Given a lengthy parsing process, users may want to stream tweets into json files upfront and parse those files later on. To do this, simply add parse = FALSE
and make sure you provide a path (file name) to a location you can find later. The code below creates a dedicated rtweet data folder and demonstrates a time-based file naming system.
## Name of dedicated rtweet data directory
rtweet.folder <- path.expand("~/rtweet-data")
## Create dedicated rtweet data directory
if (!dir.exists(rtweet.folder)) {
dir.create(rtweet.folder)
}
## Name streaming file based on time of stream
## Combine with directory to form path
filename <- file.path(
rtweet.folder, paste0(format(Sys.time(), "%F-%H-%S"), ".json"))
## create meta data
metadata <- paste0(
"q = ", q, "\n",
"streamtime = ", streamtime, "\n",
"filename = ", filename)
## create file name for stream's meta data
metafile <- gsub(".json$", ".txt", filename)
## save meta data
cat(metadata, file = metafile)
Regardless of whether you decide to setup an organizational system for streaming data, the process of streaming a file to disk and parsing it at a later point in space-time is the same, as illustrated in the example below.
## No upfront-parse save as json file instead method
stream_tweets(q = q, parse = FALSE,
timeout = streamtime,
file_name = filename)
## Parse from json file
rt <- parse_stream(filename)
The parsed object should be the same whether a user parses up-front or from a json file in a later session. The returned object should be a data frame consisting of tweets data.
## Preview tweets data
head(rt)
The returned object should also include a data frame of users data, which Twitter’s stream API automatically returns along with tweets data. To access users data, use the users_data
function.
## Preview users data
users_data(rt) %>%
head()
Once parsed, ts_plot()
provides a quick visual of the frequency of tweets. By default, ts_plot()
will try to aggregate time by the day. Because I know the stream only lasted 30 minutes, I’ve opted to aggregate tweets by the second. It’d also be possible to aggregate by the minute, i.e., by = "mins"
, or by some value of seconds, e.g.,by = "15 secs"
. I usually fiddle around with this a bit until the plot looks good.
## Plot time series of all tweets aggregated by second
ts_plot(rt, by = "secs")
The ts_plot()
function can also generate multiple time series using regular expressions to filter through the texts of tweets. For convenience, this functionality can also be broken into two parts.
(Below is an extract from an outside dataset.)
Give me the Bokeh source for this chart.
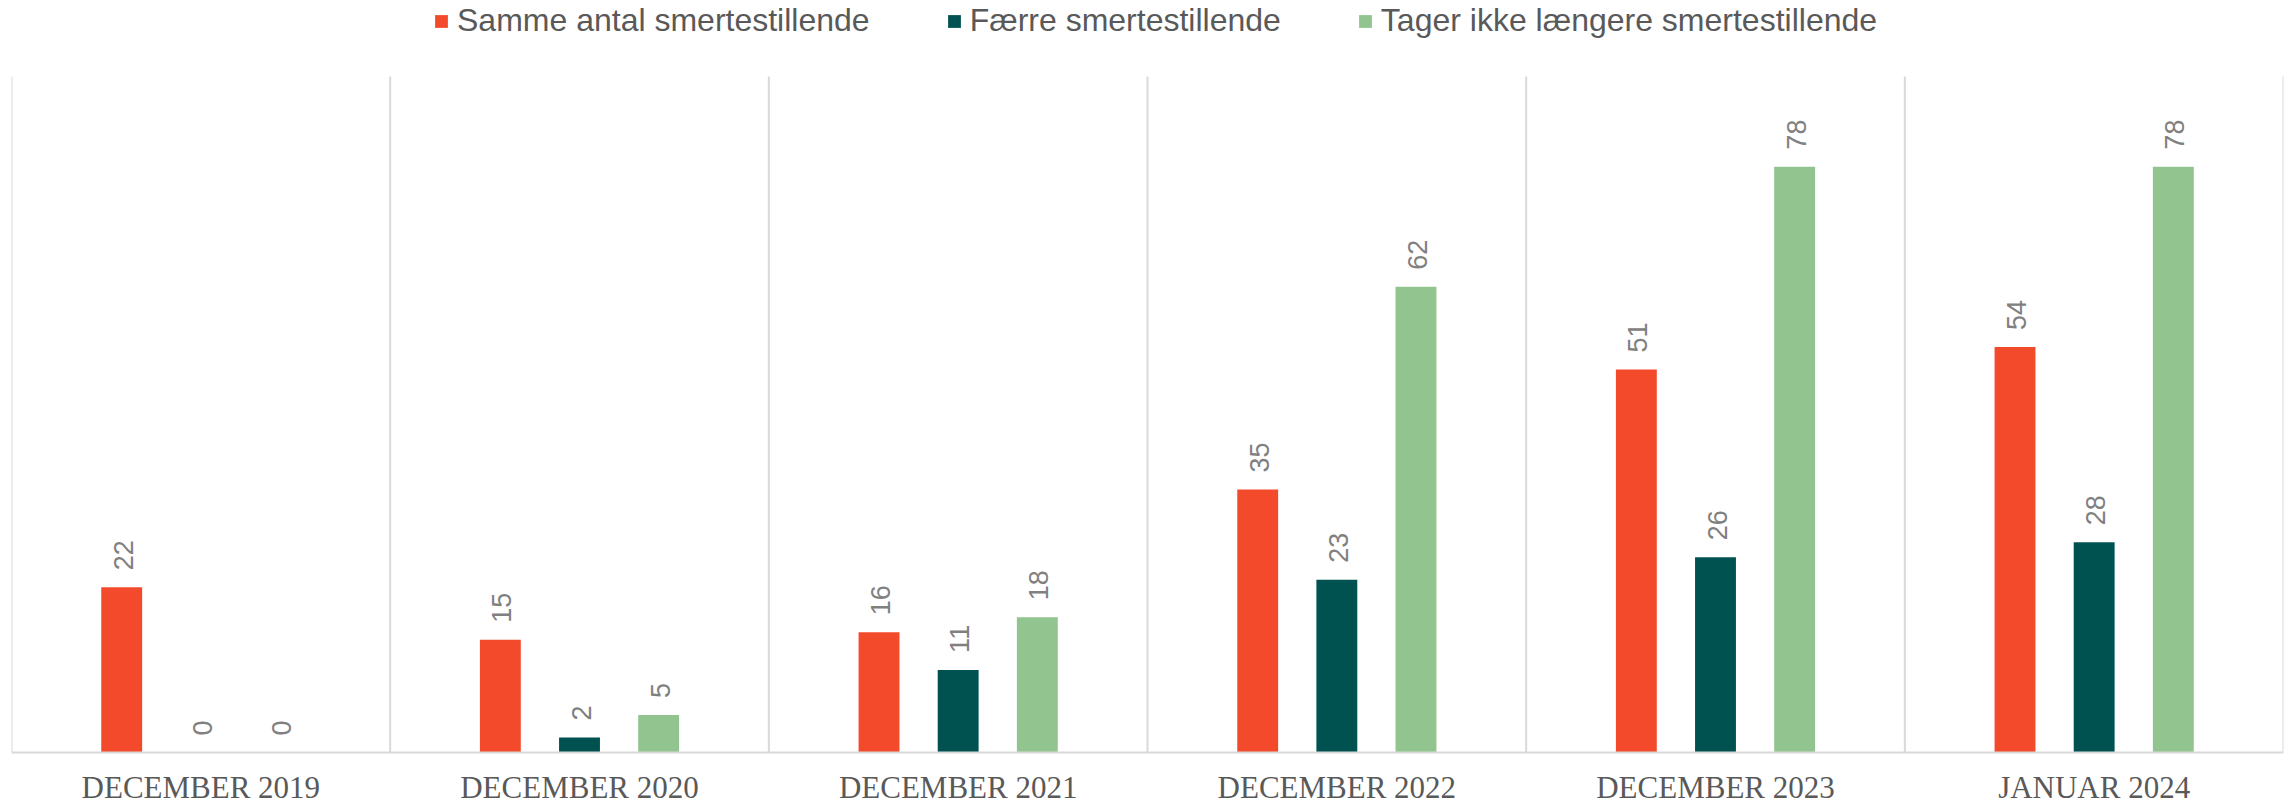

The first part involves filtering (subsetting) the data according to user-provided filtering rules and converting the data into a frequency data structure aggregated over some unit of time. ts_filter()
creates a time series-like data structure, which consists of “time” (specific interval of time determined via the by
argument), “freq” (the number of observations, or tweets, that fall within the corresponding interval of time), and “filter” (a label representing the filtering rule used to subset the data). If no filter is provided, the returned data object includes a “filter” variable, but all of the entries will be blank ""
, indicating that no filter filter was used. Otherwise, ts_filter()
uses the regular expressions supplied to the filter
argument as values for the filter variable. To make the filter labels pretty, users may also provide a character vector using the key
parameter.
## plot multiple time series by first filtering the data using
## regular expressions on the tweet "text" variable
rt %>%
ts_filter(
by = "mins",
filter = c("hillary|clinton|imwithher",
"donald|trump|maga",
"vot|democracy"),
key = c("Clinton", "Trump", "Democracy"),
trim = TRUE) %>%
## The pipe operator allows you to combine this with ts_plot
## without things getting too messy.
ts_plot(
theme = "spacegray",
cols = c("#6699ee", "#dd7a7a", "#7acc7a"),
main = "Tweets during election day for the 2016 U.S. election",
subtitle = "Tweets collected, parsed, and plotted using `rtweet`")
Often times these plots kinda resemble a frowny face with the first and last points appearing significantly lower than the rest. This is because the first and last intervals of time are artificially shrunken by connection and disconnection processes. To remedy this, users can specify trim = TRUE
to tell R to drop the first and last observation for each time series. This usually yields a much more attractive looking plot.